**Information shown:**

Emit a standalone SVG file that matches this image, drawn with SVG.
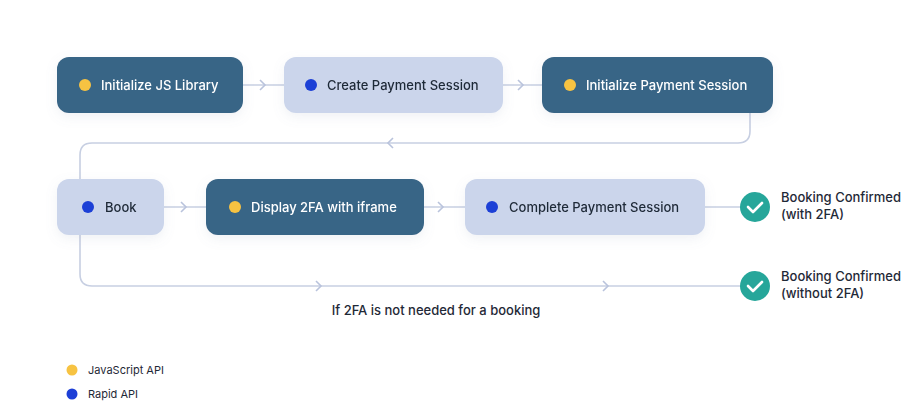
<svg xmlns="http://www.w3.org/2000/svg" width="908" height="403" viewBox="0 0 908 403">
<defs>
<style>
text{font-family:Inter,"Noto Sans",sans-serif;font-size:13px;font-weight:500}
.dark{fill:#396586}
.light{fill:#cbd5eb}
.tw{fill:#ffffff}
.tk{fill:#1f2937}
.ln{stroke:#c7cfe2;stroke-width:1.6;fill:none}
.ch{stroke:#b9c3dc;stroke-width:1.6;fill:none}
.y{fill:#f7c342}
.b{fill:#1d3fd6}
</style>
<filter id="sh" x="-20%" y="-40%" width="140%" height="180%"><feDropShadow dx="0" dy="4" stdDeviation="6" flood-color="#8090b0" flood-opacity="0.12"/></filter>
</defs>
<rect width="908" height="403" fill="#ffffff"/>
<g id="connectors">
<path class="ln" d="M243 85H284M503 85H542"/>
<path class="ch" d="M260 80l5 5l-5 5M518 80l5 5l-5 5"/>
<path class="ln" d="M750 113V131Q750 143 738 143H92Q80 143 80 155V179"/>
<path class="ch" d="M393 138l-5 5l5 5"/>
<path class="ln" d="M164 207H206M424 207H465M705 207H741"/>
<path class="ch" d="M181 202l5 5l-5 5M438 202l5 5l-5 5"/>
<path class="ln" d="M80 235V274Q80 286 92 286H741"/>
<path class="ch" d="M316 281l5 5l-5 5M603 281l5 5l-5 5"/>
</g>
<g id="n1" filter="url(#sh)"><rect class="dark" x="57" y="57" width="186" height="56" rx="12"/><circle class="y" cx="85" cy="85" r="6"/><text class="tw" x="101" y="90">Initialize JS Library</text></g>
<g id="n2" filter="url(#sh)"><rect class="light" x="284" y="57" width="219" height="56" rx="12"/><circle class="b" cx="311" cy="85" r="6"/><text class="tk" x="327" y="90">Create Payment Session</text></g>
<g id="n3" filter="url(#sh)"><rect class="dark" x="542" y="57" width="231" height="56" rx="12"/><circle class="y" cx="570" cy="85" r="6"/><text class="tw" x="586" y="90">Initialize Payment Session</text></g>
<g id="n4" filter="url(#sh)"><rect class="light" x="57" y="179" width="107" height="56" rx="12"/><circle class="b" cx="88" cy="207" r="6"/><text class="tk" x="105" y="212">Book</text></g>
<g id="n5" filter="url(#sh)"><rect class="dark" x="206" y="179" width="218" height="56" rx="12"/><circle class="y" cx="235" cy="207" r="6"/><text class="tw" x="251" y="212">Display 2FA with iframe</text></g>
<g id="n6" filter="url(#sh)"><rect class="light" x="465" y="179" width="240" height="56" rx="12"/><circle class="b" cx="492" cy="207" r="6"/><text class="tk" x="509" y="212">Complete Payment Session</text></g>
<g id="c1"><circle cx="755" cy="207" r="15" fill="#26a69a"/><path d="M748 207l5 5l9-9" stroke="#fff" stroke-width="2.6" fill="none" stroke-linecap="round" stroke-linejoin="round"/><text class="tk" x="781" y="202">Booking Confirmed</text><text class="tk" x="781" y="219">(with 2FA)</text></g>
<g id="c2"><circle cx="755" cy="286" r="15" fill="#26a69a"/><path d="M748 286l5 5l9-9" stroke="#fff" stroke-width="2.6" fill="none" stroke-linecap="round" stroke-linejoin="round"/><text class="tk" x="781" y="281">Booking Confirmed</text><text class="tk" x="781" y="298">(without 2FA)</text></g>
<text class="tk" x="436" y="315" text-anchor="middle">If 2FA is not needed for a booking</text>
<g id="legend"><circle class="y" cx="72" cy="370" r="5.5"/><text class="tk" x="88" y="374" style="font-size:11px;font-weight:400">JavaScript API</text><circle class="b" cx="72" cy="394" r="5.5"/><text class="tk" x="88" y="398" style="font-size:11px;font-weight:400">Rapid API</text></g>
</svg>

**Problem requirements:**
Write the listing above out again exactly, dropping each image.

**Result of this task:**
Emit a standalone SVG file that matches this image, drawn with SVG.
<svg xmlns="http://www.w3.org/2000/svg" width="908" height="403" viewBox="0 0 908 403">
<defs>
<style>
text{font-family:Inter,"Noto Sans",sans-serif;font-size:13px;font-weight:500}
.dark{fill:#396586}
.light{fill:#cbd5eb}
.tw{fill:#ffffff}
.tk{fill:#1f2937}
.ln{stroke:#c7cfe2;stroke-width:1.6;fill:none}
.ch{stroke:#b9c3dc;stroke-width:1.6;fill:none}
.y{fill:#f7c342}
.b{fill:#1d3fd6}
</style>
<filter id="sh" x="-20%" y="-40%" width="140%" height="180%"><feDropShadow dx="0" dy="4" stdDeviation="6" flood-color="#8090b0" flood-opacity="0.12"/></filter>
</defs>
<rect width="908" height="403" fill="#ffffff"/>
<g id="connectors">
<path class="ln" d="M243 85H284M503 85H542"/>
<path class="ch" d="M260 80l5 5l-5 5M518 80l5 5l-5 5"/>
<path class="ln" d="M750 113V131Q750 143 738 143H92Q80 143 80 155V179"/>
<path class="ch" d="M393 138l-5 5l5 5"/>
<path class="ln" d="M164 207H206M424 207H465M705 207H741"/>
<path class="ch" d="M181 202l5 5l-5 5M438 202l5 5l-5 5"/>
<path class="ln" d="M80 235V274Q80 286 92 286H741"/>
<path class="ch" d="M316 281l5 5l-5 5M603 281l5 5l-5 5"/>
</g>
<g id="n1" filter="url(#sh)"><rect class="dark" x="57" y="57" width="186" height="56" rx="12"/><circle class="y" cx="85" cy="85" r="6"/><text class="tw" x="101" y="90">Initialize JS Library</text></g>
<g id="n2" filter="url(#sh)"><rect class="light" x="284" y="57" width="219" height="56" rx="12"/><circle class="b" cx="311" cy="85" r="6"/><text class="tk" x="327" y="90">Create Payment Session</text></g>
<g id="n3" filter="url(#sh)"><rect class="dark" x="542" y="57" width="231" height="56" rx="12"/><circle class="y" cx="570" cy="85" r="6"/><text class="tw" x="586" y="90">Initialize Payment Session</text></g>
<g id="n4" filter="url(#sh)"><rect class="light" x="57" y="179" width="107" height="56" rx="12"/><circle class="b" cx="88" cy="207" r="6"/><text class="tk" x="105" y="212">Book</text></g>
<g id="n5" filter="url(#sh)"><rect class="dark" x="206" y="179" width="218" height="56" rx="12"/><circle class="y" cx="235" cy="207" r="6"/><text class="tw" x="251" y="212">Display 2FA with iframe</text></g>
<g id="n6" filter="url(#sh)"><rect class="light" x="465" y="179" width="240" height="56" rx="12"/><circle class="b" cx="492" cy="207" r="6"/><text class="tk" x="509" y="212">Complete Payment Session</text></g>
<g id="c1"><circle cx="755" cy="207" r="15" fill="#26a69a"/><path d="M748 207l5 5l9-9" stroke="#fff" stroke-width="2.6" fill="none" stroke-linecap="round" stroke-linejoin="round"/><text class="tk" x="781" y="202">Booking Confirmed</text><text class="tk" x="781" y="219">(with 2FA)</text></g>
<g id="c2"><circle cx="755" cy="286" r="15" fill="#26a69a"/><path d="M748 286l5 5l9-9" stroke="#fff" stroke-width="2.6" fill="none" stroke-linecap="round" stroke-linejoin="round"/><text class="tk" x="781" y="281">Booking Confirmed</text><text class="tk" x="781" y="298">(without 2FA)</text></g>
<text class="tk" x="436" y="315" text-anchor="middle">If 2FA is not needed for a booking</text>
<g id="legend"><circle class="y" cx="72" cy="370" r="5.5"/><text class="tk" x="88" y="374" style="font-size:11px;font-weight:400">JavaScript API</text><circle class="b" cx="72" cy="394" r="5.5"/><text class="tk" x="88" y="398" style="font-size:11px;font-weight:400">Rapid API</text></g>
</svg>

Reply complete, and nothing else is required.